Implications: The findings suggest that AI-powered tools like QBot can be effectively integrated into teacher education programs to enhance reflective practice, especially when combined with video-based classroom observations. The study supports the value of AI-human collaboration rather than AI-only approaches, preserving human agency and creativity while leveraging the benefits of automation. It highlights how AI tools can facilitate deeper levels of teacher noticing and reflection, potentially leading to improved classroom discourse and teaching practices.
Limitations: The researcher acknowledges several limitations, including that participants had taken a classroom interaction course before using QBot, which might have amplified its impact.

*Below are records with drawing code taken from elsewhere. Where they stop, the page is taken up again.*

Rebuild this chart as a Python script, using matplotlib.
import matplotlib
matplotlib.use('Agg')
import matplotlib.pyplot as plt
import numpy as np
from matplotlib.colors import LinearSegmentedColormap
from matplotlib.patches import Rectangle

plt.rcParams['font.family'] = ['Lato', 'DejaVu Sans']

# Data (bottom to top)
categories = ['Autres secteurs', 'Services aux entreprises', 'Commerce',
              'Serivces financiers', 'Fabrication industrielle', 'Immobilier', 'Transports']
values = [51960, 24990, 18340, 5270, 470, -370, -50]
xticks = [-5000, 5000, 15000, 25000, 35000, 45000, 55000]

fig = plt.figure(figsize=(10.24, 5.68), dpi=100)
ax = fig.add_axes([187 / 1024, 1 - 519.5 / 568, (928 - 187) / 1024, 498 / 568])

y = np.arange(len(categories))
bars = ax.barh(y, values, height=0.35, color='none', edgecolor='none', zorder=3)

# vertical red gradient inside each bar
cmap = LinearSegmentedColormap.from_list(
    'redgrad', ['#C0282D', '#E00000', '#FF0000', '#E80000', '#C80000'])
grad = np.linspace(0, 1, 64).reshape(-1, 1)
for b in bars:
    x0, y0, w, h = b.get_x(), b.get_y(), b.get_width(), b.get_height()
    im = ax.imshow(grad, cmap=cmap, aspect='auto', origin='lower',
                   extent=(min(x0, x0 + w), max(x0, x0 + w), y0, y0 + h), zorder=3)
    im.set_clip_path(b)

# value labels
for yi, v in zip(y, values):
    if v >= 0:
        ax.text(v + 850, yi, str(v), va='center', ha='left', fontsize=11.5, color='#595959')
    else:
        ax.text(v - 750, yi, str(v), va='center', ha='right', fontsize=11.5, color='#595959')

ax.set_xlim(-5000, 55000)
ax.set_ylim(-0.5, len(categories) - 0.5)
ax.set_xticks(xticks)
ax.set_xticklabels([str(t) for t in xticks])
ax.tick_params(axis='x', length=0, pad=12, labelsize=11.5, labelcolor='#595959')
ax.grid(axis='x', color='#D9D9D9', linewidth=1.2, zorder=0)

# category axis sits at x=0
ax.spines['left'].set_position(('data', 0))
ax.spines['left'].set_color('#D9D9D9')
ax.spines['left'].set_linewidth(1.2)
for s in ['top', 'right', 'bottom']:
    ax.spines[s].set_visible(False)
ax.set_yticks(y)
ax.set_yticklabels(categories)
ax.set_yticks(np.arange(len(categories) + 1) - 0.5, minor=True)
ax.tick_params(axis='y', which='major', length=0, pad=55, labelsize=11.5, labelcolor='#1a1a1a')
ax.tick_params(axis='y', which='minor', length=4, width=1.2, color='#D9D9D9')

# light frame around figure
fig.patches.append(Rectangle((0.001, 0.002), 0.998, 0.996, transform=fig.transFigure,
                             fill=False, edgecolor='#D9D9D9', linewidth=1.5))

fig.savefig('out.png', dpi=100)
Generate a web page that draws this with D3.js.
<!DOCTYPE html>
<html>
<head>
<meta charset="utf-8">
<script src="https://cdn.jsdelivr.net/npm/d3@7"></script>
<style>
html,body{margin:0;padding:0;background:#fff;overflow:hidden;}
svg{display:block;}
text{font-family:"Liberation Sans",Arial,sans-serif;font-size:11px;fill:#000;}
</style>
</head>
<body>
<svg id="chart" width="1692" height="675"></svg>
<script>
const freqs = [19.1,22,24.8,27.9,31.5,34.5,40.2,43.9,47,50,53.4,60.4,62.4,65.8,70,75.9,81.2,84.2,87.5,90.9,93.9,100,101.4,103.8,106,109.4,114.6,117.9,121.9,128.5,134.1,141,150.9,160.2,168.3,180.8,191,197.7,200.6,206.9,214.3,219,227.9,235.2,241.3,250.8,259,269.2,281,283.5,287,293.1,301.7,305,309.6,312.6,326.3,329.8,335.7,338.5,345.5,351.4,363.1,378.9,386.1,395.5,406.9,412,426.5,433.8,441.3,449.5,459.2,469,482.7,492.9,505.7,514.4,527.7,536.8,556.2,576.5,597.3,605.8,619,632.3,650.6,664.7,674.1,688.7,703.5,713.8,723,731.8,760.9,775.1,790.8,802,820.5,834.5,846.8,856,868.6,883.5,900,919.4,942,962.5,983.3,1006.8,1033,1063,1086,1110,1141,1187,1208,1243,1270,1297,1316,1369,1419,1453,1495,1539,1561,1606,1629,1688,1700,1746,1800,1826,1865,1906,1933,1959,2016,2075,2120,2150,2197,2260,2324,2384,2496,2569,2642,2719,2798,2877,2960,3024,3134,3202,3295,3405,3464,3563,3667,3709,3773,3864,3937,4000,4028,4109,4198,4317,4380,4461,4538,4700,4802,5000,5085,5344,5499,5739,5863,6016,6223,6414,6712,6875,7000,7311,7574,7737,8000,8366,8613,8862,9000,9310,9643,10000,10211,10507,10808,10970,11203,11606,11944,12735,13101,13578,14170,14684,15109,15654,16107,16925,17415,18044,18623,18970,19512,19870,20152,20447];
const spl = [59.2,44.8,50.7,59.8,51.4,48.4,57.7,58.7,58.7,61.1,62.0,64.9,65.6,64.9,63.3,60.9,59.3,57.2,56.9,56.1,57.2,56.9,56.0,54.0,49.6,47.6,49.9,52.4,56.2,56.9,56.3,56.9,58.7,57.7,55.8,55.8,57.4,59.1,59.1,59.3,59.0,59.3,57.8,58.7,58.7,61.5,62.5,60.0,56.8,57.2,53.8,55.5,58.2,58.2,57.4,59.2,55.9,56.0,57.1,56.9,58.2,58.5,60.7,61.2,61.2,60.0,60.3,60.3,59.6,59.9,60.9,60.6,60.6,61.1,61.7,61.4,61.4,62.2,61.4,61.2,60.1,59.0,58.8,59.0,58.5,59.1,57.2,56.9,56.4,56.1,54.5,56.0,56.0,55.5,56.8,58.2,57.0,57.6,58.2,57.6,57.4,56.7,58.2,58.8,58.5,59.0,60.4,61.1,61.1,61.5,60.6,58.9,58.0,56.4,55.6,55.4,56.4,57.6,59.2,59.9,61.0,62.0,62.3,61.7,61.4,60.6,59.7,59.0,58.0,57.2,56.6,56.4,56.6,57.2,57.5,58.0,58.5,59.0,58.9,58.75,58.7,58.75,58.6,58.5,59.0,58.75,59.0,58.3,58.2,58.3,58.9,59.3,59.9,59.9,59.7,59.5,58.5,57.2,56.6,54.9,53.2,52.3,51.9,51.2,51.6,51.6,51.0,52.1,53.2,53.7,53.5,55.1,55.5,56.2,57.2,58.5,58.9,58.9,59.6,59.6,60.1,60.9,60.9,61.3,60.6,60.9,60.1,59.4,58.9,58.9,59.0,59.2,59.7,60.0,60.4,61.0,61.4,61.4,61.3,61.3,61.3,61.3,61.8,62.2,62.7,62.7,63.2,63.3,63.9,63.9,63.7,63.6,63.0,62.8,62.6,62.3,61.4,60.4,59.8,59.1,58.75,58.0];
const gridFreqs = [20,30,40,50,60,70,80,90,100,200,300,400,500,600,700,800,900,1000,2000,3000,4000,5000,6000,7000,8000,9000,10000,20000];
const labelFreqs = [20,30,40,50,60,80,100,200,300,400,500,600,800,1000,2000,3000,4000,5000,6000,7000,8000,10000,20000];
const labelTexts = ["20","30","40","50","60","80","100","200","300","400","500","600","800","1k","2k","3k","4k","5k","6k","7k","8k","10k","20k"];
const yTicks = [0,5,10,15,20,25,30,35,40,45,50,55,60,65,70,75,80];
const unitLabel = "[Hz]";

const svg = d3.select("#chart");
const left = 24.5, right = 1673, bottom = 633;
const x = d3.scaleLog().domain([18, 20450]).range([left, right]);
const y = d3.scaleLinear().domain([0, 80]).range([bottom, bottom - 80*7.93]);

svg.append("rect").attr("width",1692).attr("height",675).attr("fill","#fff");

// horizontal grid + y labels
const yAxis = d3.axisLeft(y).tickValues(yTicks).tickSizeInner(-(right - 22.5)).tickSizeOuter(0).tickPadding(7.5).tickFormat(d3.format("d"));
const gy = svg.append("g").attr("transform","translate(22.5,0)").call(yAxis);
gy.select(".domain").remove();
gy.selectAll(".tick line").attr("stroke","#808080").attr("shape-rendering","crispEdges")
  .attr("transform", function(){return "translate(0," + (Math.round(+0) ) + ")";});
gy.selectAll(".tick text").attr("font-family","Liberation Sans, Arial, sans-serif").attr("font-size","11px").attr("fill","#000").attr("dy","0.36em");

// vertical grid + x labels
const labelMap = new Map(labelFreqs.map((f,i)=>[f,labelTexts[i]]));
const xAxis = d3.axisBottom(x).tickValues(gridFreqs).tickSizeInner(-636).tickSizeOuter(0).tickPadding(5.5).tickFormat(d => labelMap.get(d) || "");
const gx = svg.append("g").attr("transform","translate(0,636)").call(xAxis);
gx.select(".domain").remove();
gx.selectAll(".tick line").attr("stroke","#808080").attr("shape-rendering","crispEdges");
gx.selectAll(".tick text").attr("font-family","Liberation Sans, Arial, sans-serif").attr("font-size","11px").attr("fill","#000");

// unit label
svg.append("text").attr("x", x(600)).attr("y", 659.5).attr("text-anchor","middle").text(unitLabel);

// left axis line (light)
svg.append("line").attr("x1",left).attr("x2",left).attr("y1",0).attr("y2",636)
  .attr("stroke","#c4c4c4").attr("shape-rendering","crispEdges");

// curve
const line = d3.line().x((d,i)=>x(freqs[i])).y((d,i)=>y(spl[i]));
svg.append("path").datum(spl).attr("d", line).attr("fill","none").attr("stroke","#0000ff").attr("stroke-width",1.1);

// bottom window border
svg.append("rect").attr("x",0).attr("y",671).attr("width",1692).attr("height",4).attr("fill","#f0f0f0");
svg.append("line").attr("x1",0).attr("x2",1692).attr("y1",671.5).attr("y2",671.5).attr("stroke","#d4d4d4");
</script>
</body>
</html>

The small sample size (six student-teachers) from the same subject area limits generalizability. Additionally, the interview method with some stimulated recall might have provided certain directions to the student-teachers, and an unguided approach might yield different results.
Future Directions: The author suggests several areas for future research:
- Testing QBot with an unguided approach
- Research with student-teachers at different levels in their education
- Investigating QBot use with more experienced teachers who might bring more practical expertise
- Studies with more diverse participants from different subject areas
- Research that investigates conversations of student-teachers rather than just interviews
- Longitudinal studies to track development over time
- Combining verbal and linguistic aspects of interaction with visual and non-verbal phenomena in AI tools
- Exploring whether transcriptions are necessary for automatic classroom discourse analysis
- Developing better visualization tools for AI feedback
Title and Authors: "Partnering with AI in teacher education? Using an automatic question detection tool to reflect on classroom interaction" by Olcay Sert.

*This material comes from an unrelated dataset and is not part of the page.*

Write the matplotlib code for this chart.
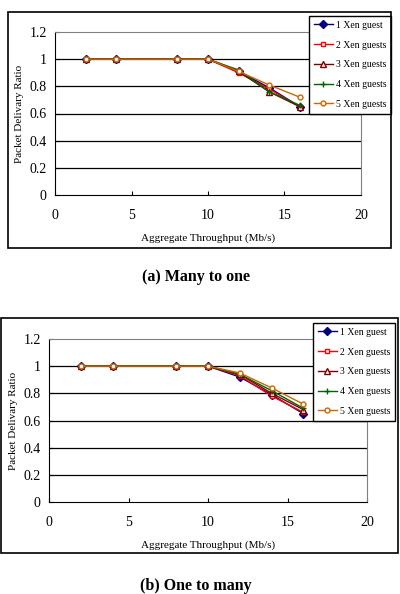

Published On: May 19, 2025
Published By: Journal of Research on Technology in Education
The study positions itself within a growing body of research on AI applications in classroom discourse analysis, noting that while many studies have developed AI models for analyzing classroom interaction, few have applied these models in practice or investigated teachers' actual use of such tools. The researcher emphasizes that rather than using AI technology for teacher assessment and evaluation, which could be problematic, research should focus on creating opportunities for teachers to learn from their own practice through AI assistance.
The author argues that collaboration between human experts and AI tools is crucial for developing rich reflective practices, as it is through dialogic reflections that teachers learn better. AI tools should facilitate such dialogues rather than being the sole provider of feedback. This requires a good level of critical AI literacy for student-teachers, experienced teachers, and teacher educators.
The Question Bot (QBot) tool studied is embedded in the Video Enhanced Observation (VEO) tool and automatically identifies questions asked during lessons, allowing teachers to navigate and reflect on these questions at their own pace. This research represents an important step toward understanding how AI can support teacher development while maintaining the essential human elements of reflective practice.